Durante mucho tiempo circuló la leyenda de que Lapu-Lapu lo había matado en combate cuerpo a cuerpo, pero por lo que cuenta Pigafetta las cosas ocurrieron de otra manera. Magallanes actuó con prepotencia, muy confiado en las armaduras, ballestas y armas de fuego que tenía a su disposición. Se alistó para la batalla con apenas cuarenta y nueve hombres y pidió a los demás no intervenir. Mandó emisarios a exigir la rendición, pero ninguno regresó y Magallanes ordenó el ataque. El mismo Pigafetta, que participó en el combate, estuvo a punto de dejar el pellejo y eso sí que hubiera sido una tragedia:
“Encontramos a los isleños en número de mil quinientos, formados en tres batallones, que en el acto se lanzaron sobre nosotros con un ruido horrible, atacándonos dos por el flanco y uno por el frente. Nuestro comandante dividió entonces su tropa en dos pelotones: los mosqueteros y los ballesteros tiraron desde lejos durante media hora sin causar el menor daño a los enemigos, o al menos muy poco, porque aunque las balas y las flechas penetrasen en sus escudos, formados de tablas bastante delgadas, y aun algunas veces los herían en los brazos, eso no les detenía, porque tales heridas no les producían una muerte instantánea, según se lo tenían imaginado, y aun con eso se ponían más atrevidos y furiosos.
Por lo demás, fiándose en la superioridad del número, nos arrojaban nubes de lanzas de cañas, de estacas endurecidas al fuego, piedras y hasta tierra, de manera que nos era muy difícil defendernos. Hubo aun algunos que lanzaron estacas enastadas contra nuestro comandante, quien para alejarlos e intimidarlos, dispuso que algunos de los nuestros fuesen a incendiar sus cabañas, lo que ejecutaron en el acto. La vista de las llamas los puso más feroces y encarnizados: algunos aun acudieron al lugar del incendio, que devoró veinte o treinta casas, y mataron en el sitio a dos de los nuestros. Su número parecía aumentar tanto como la impetuosidad con que se arrojaban contra nosotros.
“Una flecha envenenada vino a atravesar una pierna al comandante, quien inmediatamente ordenó que nos retirásemos lentamente y en buen orden; pero la mayor parte de los nuestros tomó precipitadamente la fuga, de modo que quedamos apenas siete u ocho con nuestro jefe.

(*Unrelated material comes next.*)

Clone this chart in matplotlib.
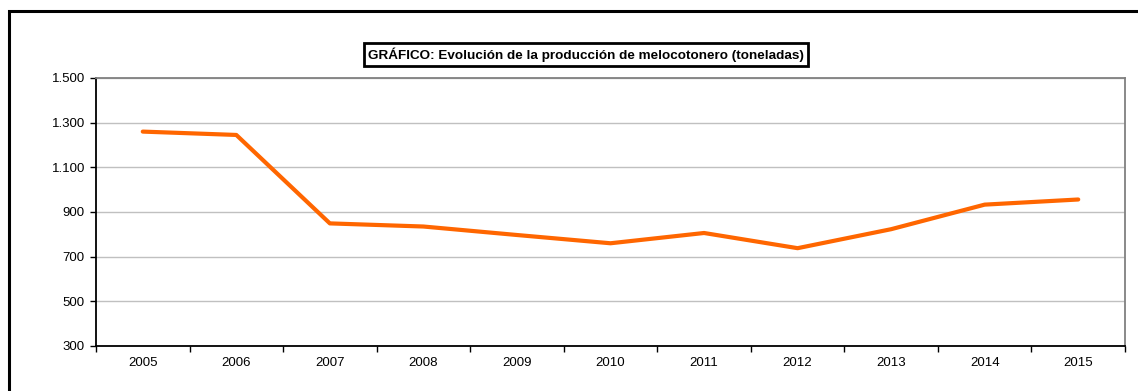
import matplotlib
matplotlib.use('Agg')
import matplotlib.pyplot as plt
from matplotlib.patches import Rectangle

plt.rcParams['font.family'] = ['Liberation Sans', 'DejaVu Sans']

# produccion de melocotonero (toneladas)
years = ['2005', '2006', '2007', '2008', '2009', '2010', '2011', '2012', '2013', '2014', '2015']
produccion = [1260, 1245, 849, 835, 797, 760, 806, 738, 823, 933, 956]
yticks = [300, 500, 700, 900, 1100, 1300, 1500]
ylabels = ['300', '500', '700', '900', '1.100', '1.300', '1.500']
titulo = 'GRÁFICO: Evolución de la producción de melocotonero (toneladas)'

W, H = 1138, 391
fig = plt.figure(figsize=(W / 100, H / 100), dpi=100)
ax = fig.add_axes([96 / W, 1 - 346 / H, (1125 - 96) / W, (346 - 78) / H])

x = list(range(len(years)))
ax.plot(x, produccion, '-', color='#FF6600', lw=3.0, solid_capstyle='round', zorder=3)

ax.set_xlim(-0.5, len(years) - 0.5)
ax.set_ylim(300, 1500)
ax.set_yticks(yticks)
ax.set_yticklabels(ylabels, fontsize=9.5)
ax.yaxis.grid(True, color='#c0c0c0', lw=1)
ax.set_axisbelow(True)

# ticks on category boundaries, labels centred
ax.set_xticks([i - 0.5 for i in range(len(years) + 1)])
ax.set_xticklabels([])
ax.set_xticks(x, minor=True)
ax.set_xticklabels(years, minor=True, fontsize=9.5)
ax.tick_params(axis='x', which='major', direction='out', length=4, width=1, color='black')
ax.tick_params(axis='x', which='minor', length=0, pad=8)
ax.tick_params(axis='y', direction='out', length=4, width=1, pad=4)

ax.spines['left'].set_color('black')
ax.spines['bottom'].set_color('black')
ax.spines['left'].set_linewidth(1.3)
ax.spines['bottom'].set_linewidth(1.3)
ax.spines['top'].set_color('#808080')
ax.spines['right'].set_color('#808080')
ax.spines['top'].set_linewidth(1.3)
ax.spines['right'].set_linewidth(1.3)

fig.text(586 / W, 1 - 54.5 / H, titulo, ha='center', va='center', fontsize=9.7, fontweight='bold',
         bbox=dict(boxstyle='square,pad=0.3', fc='white', ec='black', lw=2))

# marco exterior (cortado a la derecha y abajo)
fig.patches.append(Rectangle((9 / W, -0.1), 1.2, (H - 11) / H + 0.1, transform=fig.transFigure,
                             fill=False, ec='black', lw=2.2))

fig.savefig('out.png', dpi=100)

“Habiendo notado los indígenas que sus tiros no nos hacían daño alguno cuando los dirigían a nuestras cabezas o cuerpos, a causa de nuestra armadura, pero que teníamos sin defensa las piernas, en adelante sólo dirigieron a éstas sus flechas, sus lanzas y sus piedras, en tal cantidad que no nos fue posible resistir. Las bombardas que teníamos en las chalupas no nos servían de nada a causa de que los bajíos no permitían a los artilleros aproximarse a nosotros.

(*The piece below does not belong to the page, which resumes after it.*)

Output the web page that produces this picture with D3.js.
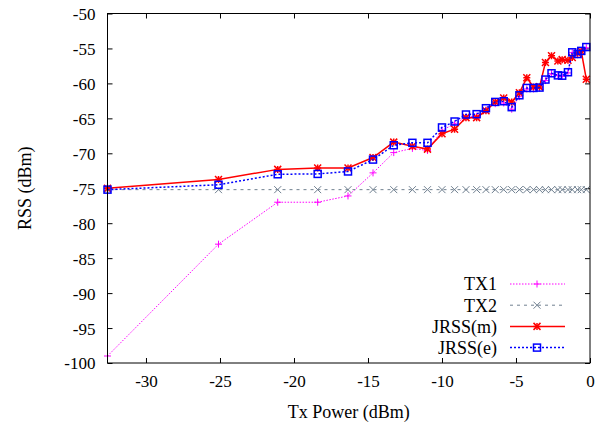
<!DOCTYPE html>
<html>
<head>
<meta charset="utf-8">
<script src="https://cdn.jsdelivr.net/npm/d3@7"></script>
<style>
  body { margin: 0; background: #fff; }
  svg text { font-family: 'Liberation Serif', 'Times New Roman', serif; fill: #000; }
</style>
</head>
<body>
<svg id="chart" width="606" height="430"></svg>
<script>
// Tx power levels (dBm)
const txPower = [-32.6, -25.1, -21.1, -18.4, -16.35, -14.66, -13.26, -12.0, -10.98, -10.0,
  -9.15, -8.38, -7.66, -7.03, -6.4, -5.83, -5.29, -4.77, -4.27, -3.82,
  -3.41, -3.01, -2.6, -2.17, -1.88, -1.49, -1.2, -0.84, -0.59, -0.25];

const tx1 = [-99, -83, -77, -77, -76.1, -72.8, -69.9, -69.3, -69.6, -66.7,
  -65.8, -64.8, -64.7, -63.8, -62.9, -62.8, -63.7, -61.9, -60.8, -60.8,
  -60.7, -59.6, -58.6, -58.9, -59.0, -58.5, -55.6, -55.9, -55.4, -54.9];

const tx2 = [-75.2, -75.2, -75.2, -75.2, -75.2, -75.2, -75.2, -75.2, -75.2, -75.2,
  -75.2, -75.2, -75.2, -75.2, -75.2, -75.2, -75.2, -75.2, -75.2, -75.2,
  -75.2, -75.2, -75.2, -75.2, -75.2, -75.2, -75.2, -75.2, -75.2, -75.2];

const jrssM = [-75.0, -73.75, -72.3, -72.1, -72.1, -70.6, -68.4, -69.0, -69.4, -67.2,
  -66.55, -64.9, -64.9, -63.9, -62.65, -62.1, -62.65, -61.35, -59.2, -60.5,
  -60.5, -57.0, -56.05, -56.8, -56.6, -56.7, -56.3, -55.7, -55.4, -59.4];

const jrssE = [-75.2, -74.5, -73.0, -72.95, -72.6, -70.9, -68.85, -68.5, -68.5, -66.3,
  -65.45, -64.45, -64.4, -63.55, -62.65, -62.55, -63.4, -61.7, -60.65, -60.65,
  -60.6, -59.45, -58.55, -58.85, -58.9, -58.4, -55.55, -55.8, -55.35, -54.8];

const xTicks = [-30, -25, -20, -15, -10, -5, 0];
const yTicks = [-100, -95, -90, -85, -80, -75, -70, -65, -60, -55, -50];

const seriesNames = ["TX1", "TX2", "JRSS(m)", "JRSS(e)"];

const margin = { top: 13.5, right: 16, bottom: 67, left: 107.5 };
const W = 606, H = 430;
const width = W - margin.left - margin.right;
const height = H - margin.top - margin.bottom;

const svg = d3.select("#chart");
const g = svg.append("g").attr("transform", `translate(${margin.left},${margin.top})`);

const x = d3.scaleLinear().domain([-32.6, 0]).range([0, width]);
const y = d3.scaleLinear().domain([-100, -50]).range([height, 0]);

// plain hyphen minus like gnuplot
const fmt = d => String(d);

// axes with inward ticks, mirrored on top/right
const axB = g.append("g").attr("transform", `translate(0,${height})`)
  .call(d3.axisBottom(x).tickValues(xTicks).tickSizeInner(-5).tickSizeOuter(0).tickPadding(12).tickFormat(fmt));
const axL = g.append("g")
  .call(d3.axisLeft(y).tickValues(yTicks).tickSizeInner(-5).tickSizeOuter(0).tickPadding(12).tickFormat(fmt));
const axT = g.append("g")
  .call(d3.axisTop(x).tickValues(xTicks).tickSizeInner(-5).tickSizeOuter(0).tickFormat(""));
const axR = g.append("g").attr("transform", `translate(${width},0)`)
  .call(d3.axisRight(y).tickValues(yTicks).tickSizeInner(-5).tickSizeOuter(0).tickFormat(""));

[axB, axL, axT, axR].forEach(a => {
  a.attr("font-family", null);
  a.select(".domain").remove();
  a.selectAll(".tick line").attr("stroke", "#000").attr("stroke-width", 1);
  a.selectAll("text").style("font-size", "17px").attr("fill", "#000");
});
axL.selectAll("text").attr("dy", "0.35em");

// Series definitions
const series = [
  { name: seriesNames[0], vals: tx1, color: "#ff00ff", width: 1, dash: "1.5,1.5", marker: "plus" },
  { name: seriesNames[1], vals: tx2, color: "#708090", width: 1, dash: "3,4", marker: "cross" },
  { name: seriesNames[2], vals: jrssM, color: "#ff0000", width: 1.5, dash: null, marker: "star" },
  { name: seriesNames[3], vals: jrssE, color: "#0000ff", width: 1.5, dash: "2,2", marker: "square" }
];

const line = d3.line().x(d => x(d[0])).y(d => y(d[1]));

function drawMarker(sel, type, color) {
  const s = 3.5;
  if (type === "plus" || type === "star") {
    sel.append("path").attr("d", `M${-s},0H${s}M0,${-s}V${s}`)
      .attr("stroke", color).attr("stroke-width", type === "star" ? 1.5 : 1).attr("fill", "none");
  }
  if (type === "cross" || type === "star") {
    sel.append("path").attr("d", `M${-s},${-s}L${s},${s}M${-s},${s}L${s},${-s}`)
      .attr("stroke", color).attr("stroke-width", type === "star" ? 1.5 : 1).attr("fill", "none");
  }
  if (type === "square") {
    sel.append("rect").attr("x", -s).attr("y", -s).attr("width", 2 * s).attr("height", 2 * s)
      .attr("stroke", color).attr("stroke-width", 1.5).attr("fill", "none");
  }
}

series.forEach(sr => {
  const pts = txPower.map((t, i) => [t, sr.vals[i]]);
  g.append("path")
    .datum(pts)
    .attr("d", line)
    .attr("fill", "none")
    .attr("stroke", sr.color)
    .attr("stroke-width", sr.width)
    .attr("stroke-dasharray", sr.dash);
  g.selectAll(null)
    .data(pts)
    .enter().append("g")
    .attr("transform", d => `translate(${x(d[0])},${y(d[1])})`)
    .each(function () { drawMarker(d3.select(this), sr.marker, sr.color); });
});

// frame
g.append("rect").attr("width", width).attr("height", height)
  .attr("fill", "none").attr("stroke", "#000").attr("stroke-width", 1);

// legend
const legend = g.selectAll(".legend")
  .data(series)
  .enter().append("g")
  .attr("class", "legend")
  .attr("transform", (d, i) => `translate(${497 - margin.left},${284 + i * 21.2 - margin.top})`);

legend.append("text")
  .attr("x", 0).attr("dy", "0.35em")
  .attr("text-anchor", "end")
  .style("font-size", "18px")
  .text(d => d.name);

legend.append("line")
  .attr("x1", 13).attr("x2", 68)
  .attr("stroke", d => d.color)
  .attr("stroke-width", d => d.width)
  .attr("stroke-dasharray", d => d.dash);

legend.append("g").attr("transform", "translate(40,0)")
  .each(function (d) { drawMarker(d3.select(this), d.marker, d.color); });

// axis titles
svg.append("text")
  .attr("x", margin.left + width / 2)
  .attr("y", 418)
  .attr("text-anchor", "middle")
  .style("font-size", "18px")
  .text("Tx Power (dBm)");

svg.append("text")
  .attr("transform", `translate(31,${margin.top + height / 2}) rotate(-90)`)
  .attr("text-anchor", "middle")
  .style("font-size", "18px")
  .text("RSS (dBm)");
</script>
</body>
</html>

“Siempre combatiendo nos retiramos poco a poco, y estábamos ya a la distancia de un tiro de ballesta, teniendo el agua hasta las rodillas, cuando los isleños, que nos seguían siempre de cerca, empezaron de nuevo el combate, arrojándonos hasta cinco o seis veces la misma lanza.

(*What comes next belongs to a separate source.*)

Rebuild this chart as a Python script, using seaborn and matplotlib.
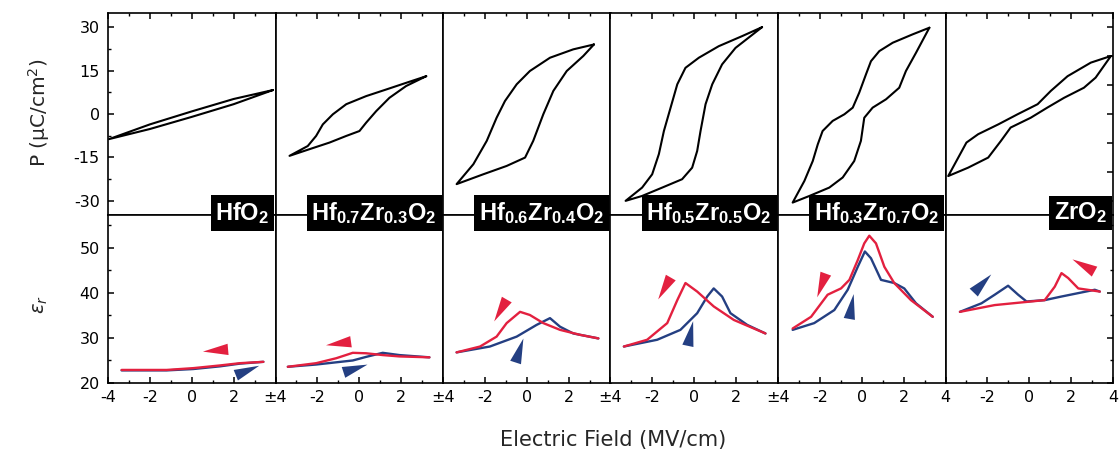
import numpy as np
import pandas as pd
import matplotlib
matplotlib.use("Agg")
import matplotlib.pyplot as plt
import seaborn as sns
from matplotlib.markers import MarkerStyle
from matplotlib.path import Path
from matplotlib.transforms import Affine2D
from matplotlib.ticker import MultipleLocator

# ---------------- data ----------------
materials = [r"$\mathbf{HfO_2}$",
             r"$\mathbf{Hf_{0.7}Zr_{0.3}O_2}$",
             r"$\mathbf{Hf_{0.6}Zr_{0.4}O_2}$",
             r"$\mathbf{Hf_{0.5}Zr_{0.5}O_2}$",
             r"$\mathbf{Hf_{0.3}Zr_{0.7}O_2}$",
             r"$\mathbf{ZrO_2}$"]

# P-E loops: upper branch (sweep +E -> -E), lower branch (sweep -E -> +E)
hfo2_up_E = [3.88, 2.0, 0.0, -2.0, -3.95]
hfo2_up_P = [8.3, 5.2, 0.9, -3.6, -8.7]
hfo2_lo_E = [-3.95, -2.0, 0.0, 2.0, 3.88]
hfo2_lo_P = [-8.7, -5.2, -1.0, 3.4, 8.3]

hz73_up_E = [3.20, 2.24, 1.29, 0.33, -0.62, -1.26, -1.74, -2.06, -2.46, -3.33]
hz73_up_P = [13.1, 10.8, 8.5, 6.2, 3.4, -0.1, -3.6, -7.6, -11.1, -14.5]
hz73_lo_E = [-3.33, -2.38, -1.42, -0.62, 0.01, 0.33, 0.81, 1.44, 2.24, 3.20]
hz73_lo_P = [-14.5, -12.2, -9.9, -7.6, -5.9, -3.0, 1.0, 5.6, 9.7, 13.1]

hz64_up_E = [3.21, 2.22, 1.11, 0.15, -0.48, -1.04, -1.44, -1.91, -2.55, -3.35]
hz64_up_P = [24.1, 22.4, 19.5, 14.9, 10.3, 4.5, -1.3, -9.3, -17.4, -24.3]
hz64_lo_E = [-3.35, -2.08, -0.96, -0.08, 0.31, 0.79, 1.27, 1.91, 2.70, 3.21]
hz64_lo_P = [-24.3, -20.9, -18.0, -15.1, -9.3, -0.1, 8.0, 14.9, 20.1, 24.1]

hz55_up_E = [3.24, 2.29, 1.17, 0.22, -0.42, -0.81, -1.13, -1.45, -1.69, -2.01, -2.49, -3.28]
hz55_up_P = [30.1, 27.0, 23.5, 19.5, 16.0, 10.3, 2.2, -5.9, -13.9, -20.9, -25.5, -30.1]
hz55_lo_E = [-3.28, -2.49, -1.53, -0.58, -0.10, 0.14, 0.30, 0.54, 0.86, 1.33, 1.97, 3.24]
hz55_lo_P = [-30.1, -28.4, -25.5, -22.6, -18.6, -12.8, -5.9, 3.4, 10.3, 17.2, 22.9, 30.1]

hz37_up_E = [3.23, 2.43, 1.48, 0.84, 0.44, 0.20, -0.12, -0.43, -0.83, -1.39, -1.87,
             -2.10, -2.34, -2.74, -3.30]
hz37_up_P = [29.9, 27.6, 24.7, 21.8, 18.3, 13.7, 7.4, 2.2, -0.1, -2.4, -5.9,
             -10.5, -16.3, -23.2, -30.7]
hz37_lo_E = [-3.30, -2.50, -1.55, -0.91, -0.36, -0.04, 0.12, 0.52, 1.16, 1.79, 2.11, 2.59, 3.23]
hz37_lo_P = [-30.7, -28.4, -25.5, -22.0, -16.3, -9.3, -1.3, 2.2, 5.1, 9.1, 14.9, 21.2, 29.9]

zro2_up_E = [3.90, 2.94, 1.83, 1.03, 0.40, -0.56, -1.48, -2.44, -3.0, -3.39, -3.87]
zro2_up_P = [20.1, 17.8, 13.1, 8.0, 3.4, -0.1, -3.6, -7.0, -9.9, -15.1, -21.5]
zro2_lo_E = [-3.87, -2.92, -1.96, -1.35, -0.89, 0.07, 0.86, 1.66, 2.61, 3.17, 3.90]
zro2_lo_P = [-21.5, -18.6, -15.1, -9.3, -4.7, -1.3, 2.2, 5.6, 9.1, 12.6, 20.1]

# permittivity vs field: red = down sweep, blue = up sweep
hfo2_red_E = [-3.35, -1.2, 0.07, 1.35, 2.3, 3.42]
hfo2_red_e = [22.9, 22.9, 23.3, 23.9, 24.4, 24.7]
hfo2_blue_E = [-3.35, -1.2, 0.07, 1.35, 2.3, 3.42]
hfo2_blue_e = [22.8, 22.8, 23.1, 23.7, 24.3, 24.7]

hz73_red_E = [-3.41, -2.06, -1.1, -0.31, 0.33, 1.12, 1.92, 3.35]
hz73_red_e = [23.6, 24.4, 25.5, 26.7, 26.6, 26.2, 25.9, 25.7]
hz73_blue_E = [-3.41, -2.06, -0.31, 0.33, 1.12, 1.92, 3.35]
hz73_blue_e = [23.6, 24.1, 25.0, 25.8, 26.7, 26.2, 25.7]

hz64_red_E = [-3.35, -2.23, -1.44, -0.96, -0.32, 0.15, 0.79, 1.59, 2.54, 3.42]
hz64_red_e = [26.8, 28.1, 30.3, 33.3, 35.8, 35.1, 33.3, 31.8, 30.7, 29.9]
hz64_blue_E = [-3.35, -1.76, -0.48, 0.47, 1.11, 1.59, 2.22, 3.42]
hz64_blue_e = [26.8, 28.1, 30.3, 32.9, 34.4, 32.5, 31.0, 29.9]

hz55_red_E = [-3.36, -2.25, -1.29, -0.81, -0.42, 0.14, 0.93, 1.89, 3.40]
hz55_red_e = [28.1, 29.6, 33.3, 38.4, 42.2, 40.3, 37.0, 34.0, 31.0]
hz55_blue_E = [-3.36, -1.77, -0.66, 0.14, 0.62, 0.93, 1.33, 1.73, 2.53, 3.40]
hz55_blue_e = [28.1, 29.6, 31.8, 35.5, 39.2, 41.0, 39.2, 35.5, 32.9, 31.0]

hz37_red_E = [-3.30, -2.42, -1.63, -0.99, -0.59, -0.19, 0.12, 0.36, 0.68, 1.08, 1.55, 2.35, 3.39]
hz37_red_e = [32.1, 34.7, 39.6, 41.0, 42.9, 47.3, 51.0, 52.7, 51.0, 45.8, 42.2, 38.4, 34.7]
hz37_blue_E = [-3.30, -2.27, -1.31, -0.67, -0.19, 0.15, 0.44, 0.92, 1.55, 2.03, 2.59, 3.39]
hz37_blue_e = [31.8, 33.3, 36.2, 40.7, 45.8, 49.2, 47.7, 42.9, 42.2, 41.0, 37.7, 34.7]

zro2_red_E = [-3.31, -1.65, 0.74, 1.22, 1.54, 1.86, 2.34, 3.37]
zro2_red_e = [35.8, 37.3, 38.4, 41.4, 44.4, 43.3, 41.0, 40.3]
zro2_blue_E = [-3.31, -2.28, -1.65, -1.01, -0.53, -0.13, 0.74, 1.54, 3.13, 3.37]
zro2_blue_e = [35.8, 37.7, 39.6, 41.6, 39.6, 38.1, 38.4, 39.2, 40.7, 40.3]

# sweep-direction arrowheads (E, eps, direction in degrees)
red_arrow_E = [1.11, -1.02, -1.28, -1.45, -1.95, 2.58]
red_arrow_e = [27.3, 28.8, 36.2, 41.0, 41.8, 46.2]
red_arrow_ang = [185, 188, 240, 240, 250, 151]
blue_arrow_E = [2.62, -0.22, -0.36, -0.18, -0.51, -2.28]
blue_arrow_e = [22.9, 23.3, 27.3, 31.0, 37.0, 42.2]
blue_arrow_ang = [22, 18, 72, 78, 80, 46]

x_tick_vals = [-4, -2, 0, 2, 4]
right_edge_labels = ["\u00b14", "\u00b14", "\u00b14", "\u00b14", "4", "4"]

loops = [(hfo2_up_E, hfo2_up_P, hfo2_lo_E, hfo2_lo_P),
         (hz73_up_E, hz73_up_P, hz73_lo_E, hz73_lo_P),
         (hz64_up_E, hz64_up_P, hz64_lo_E, hz64_lo_P),
         (hz55_up_E, hz55_up_P, hz55_lo_E, hz55_lo_P),
         (hz37_up_E, hz37_up_P, hz37_lo_E, hz37_lo_P),
         (zro2_up_E, zro2_up_P, zro2_lo_E, zro2_lo_P)]
perm = [(hfo2_red_E, hfo2_red_e, hfo2_blue_E, hfo2_blue_e),
        (hz73_red_E, hz73_red_e, hz73_blue_E, hz73_blue_e),
        (hz64_red_E, hz64_red_e, hz64_blue_E, hz64_blue_e),
        (hz55_red_E, hz55_red_e, hz55_blue_E, hz55_blue_e),
        (hz37_red_E, hz37_red_e, hz37_blue_E, hz37_blue_e),
        (zro2_red_E, zro2_red_e, zro2_blue_E, zro2_blue_e)]

# ---------------- style ----------------
sns.set_theme(style="ticks")
plt.rcParams['font.family'] = ['DejaVu Sans']
plt.rcParams['axes.unicode_minus'] = False
plt.rcParams['mathtext.fontset'] = 'custom'
plt.rcParams['mathtext.rm'] = 'DejaVu Sans'
plt.rcParams['mathtext.it'] = 'DejaVu Sans:italic'
plt.rcParams['mathtext.bf'] = 'Liberation Sans:bold'
plt.rcParams['axes.edgecolor'] = 'black'
plt.rcParams['axes.linewidth'] = 1.2
plt.rcParams['xtick.color'] = 'black'
plt.rcParams['ytick.color'] = 'black'

RED = '#e3203f'
BLUE = '#243f82'

W, H = 1119, 451
fig = plt.figure(figsize=(W / 100, H / 100), dpi=100)
left_px, right_px, top_px, mid_px, bot_px = 108, 1113, 13, 215, 383
gs = fig.add_gridspec(2, 6, left=left_px / W, right=right_px / W,
                      top=1 - top_px / H, bottom=1 - bot_px / H,
                      height_ratios=[mid_px - top_px, bot_px - mid_px],
                      hspace=0, wspace=0)

arrow_path = Path([(1, 0), (-1, 0.45), (-1, -0.45), (1, 0)],
                  [Path.MOVETO, Path.LINETO, Path.LINETO, Path.CLOSEPOLY])

panel_w = (right_px - left_px) / 6
for i in range(6):
    axt = fig.add_subplot(gs[0, i])
    axb = fig.add_subplot(gs[1, i])

    upE, upP, loE, loP = loops[i]
    df = pd.DataFrame({"E": list(upE) + list(loE), "P": list(upP) + list(loP)})
    sns.lineplot(data=df, x="E", y="P", sort=False, estimator=None,
                 color="black", lw=1.5, ax=axt)

    rE, re, bE, be = perm[i]
    dfb = pd.DataFrame({"E": list(bE), "eps": list(be)})
    dfr = pd.DataFrame({"E": list(rE), "eps": list(re)})
    sns.lineplot(data=dfb, x="E", y="eps", sort=False, estimator=None,
                 color=BLUE, lw=1.7, ax=axb)
    sns.lineplot(data=dfr, x="E", y="eps", sort=False, estimator=None,
                 color=RED, lw=1.7, ax=axb)

    for xa, ya, ang, col in [(red_arrow_E[i], red_arrow_e[i], red_arrow_ang[i], RED),
                             (blue_arrow_E[i], blue_arrow_e[i], blue_arrow_ang[i], BLUE)]:
        m = MarkerStyle(arrow_path, transform=Affine2D().rotate_deg(ang))
        axb.scatter([xa], [ya], marker=m, s=330, color=col, linewidths=0, zorder=5)

    for ax in (axt, axb):
        ax.set_xlim(-4, 4)
        ax.set_xlabel("")
        ax.set_ylabel("")
        ax.xaxis.set_minor_locator(MultipleLocator(1))
        ax.set_xticks(x_tick_vals)
        for sp in ax.spines.values():
            sp.set_visible(True)
            sp.set_color("black")
            sp.set_linewidth(1.2)

    axt.set_ylim(-35, 35)
    axb.set_ylim(20, 57.3)
    if i == 5:
        axt.set_yticks([-30, -20, -10, 0, 10, 20, 30])
    else:
        axt.set_yticks([-30, -15, 0, 15, 30])
        axt.yaxis.set_minor_locator(MultipleLocator(7.5))
    axb.set_yticks([20, 30, 40, 50])
    axb.yaxis.set_minor_locator(MultipleLocator(5))

    axt.tick_params(axis='x', which='both', direction='in', top=True, bottom=False,
                    labelbottom=False, labeltop=False)
    axb.tick_params(axis='x', which='both', direction='in', top=False, bottom=True,
                    labelbottom=True, labelsize=11.5, pad=5)
    labs = ["-4" if i == 0 else "", "-2", "0", "2", right_edge_labels[i]]
    axb.set_xticklabels(labs)

    for ax in (axt, axb):
        ax.tick_params(axis='both', which='major', length=4.5, width=1.1)
        ax.tick_params(axis='both', which='minor', length=2.5, width=1.0)
        ax.tick_params(axis='y', which='both', direction='in',
                       left=(i == 0), right=(i == 5),
                       labelleft=(i == 0), labelright=False,
                       labelsize=11.5, pad=6)

    # material label box straddling the divider
    box_right = left_px + panel_w * (i + 1) - 6
    fig.text(box_right / W, 1 - 213 / H, materials[i], ha='right', va='center',
             color='white', fontsize=17,
             bbox=dict(facecolor='black', edgecolor='none', boxstyle='square,pad=0.2'))

fig.text(39 / W, 1 - 113 / H, "P (\u00b5C/cm$^2$)", rotation=90,
         ha='center', va='center', fontsize=14.5)
fig.text(40 / W, 1 - 305 / H, r"$\varepsilon_r$", rotation=90,
         ha='center', va='center', fontsize=14)
fig.text(613 / W, 1 - 440 / H, "Electric Field (MV/cm)",
         ha='center', va='center', fontsize=15)

fig.savefig("out.png", dpi=100)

“Como conocían a nuestro comandante, dirigían principalmente los tiros hacia él, de suerte que por dos veces le hicieron saltar el casco de la cabeza; sin embargo, no cedió, combatiendo nosotros a su lado en reducido número. Esta lucha tan desigual duró cerca de una hora. Un isleño logró al fin dar con el extremo de su lanza en la frente del capitán, quien, furioso, le atravesó con la suya, dejándosela en el cuerpo. Quiso entonces sacar su espada, pero le fue imposible a causa de que tenía el brazo derecho gravemente herido. Los indígenas, que lo notaron, se dirigieron todos hacia él, habiéndole uno de ellos acertado un tan gran sablazo en la pierna izquierda que cayó de bruces; en el mismo instante los isleños se abalanzaron sobre él. Así fue cómo pereció nuestro guía, nuestra lumbrera y nuestro sostén. Cuando cayó y se vio rendido por los enemigos, se volvió varias veces hacia nosotros para ver si habíamos podido salvamos. Como no había ninguno de nosotros que no estuviese herido, y como nos hallábamos todos en la imposibilidad de socorrerle o de vengarle, nos dirigimos en el acto a las chalupas que estaban a punto de partir. Fue así cómo debimos la salvación a nuestro comandante, porque en el instante en que pereció, todos los isleños se dirigieron al sitio en que había caído.
“El rey cristiano habría podido socorremos y sin duda lo habría hecho, mas el comandante, lejos de prever lo que acababa de suceder, tan luego como puso pie en tierra con los suyos, le ordenó que no se moviese de su balangay y que permaneciese como mero espectador del combate. Cuando le vio sucumbir lloró amargamente.
“Pero la gloria de Magallanes sobrevivirá a su muerte. Estaba adornado de todas las virtudes, mostrando siempre una constancia inquebrantable en medio de las más terribles adversidades. A bordo se condenaba a privaciones más grandes que cualquiera de los de la tripulación.
“Versado como ninguno en el conocimiento de las cartas náuticas, poseía a la perfección el arte de la navegación, como lo probó dando la vuelta al mundo, que nadie antes que él había osado tentar.
Esta desgraciada batalla se libró el 27 de abril de 1521, en un sábado, día que el comandante había elegido porque lo tenía en particular devoción. Perecieron con él ocho de los nuestros y cuatro indios bautizados, y pocos de nosotros regresamos a las naves sin estar heridos. Los que habían quedado en las chalupas pensaron hacia el fin protegernos con las bombardas, pero a causa de la distancia en que se hallaban, nos hicieron más daño que a los enemigos, quienes, sin embargo, perdieron quince hombres”.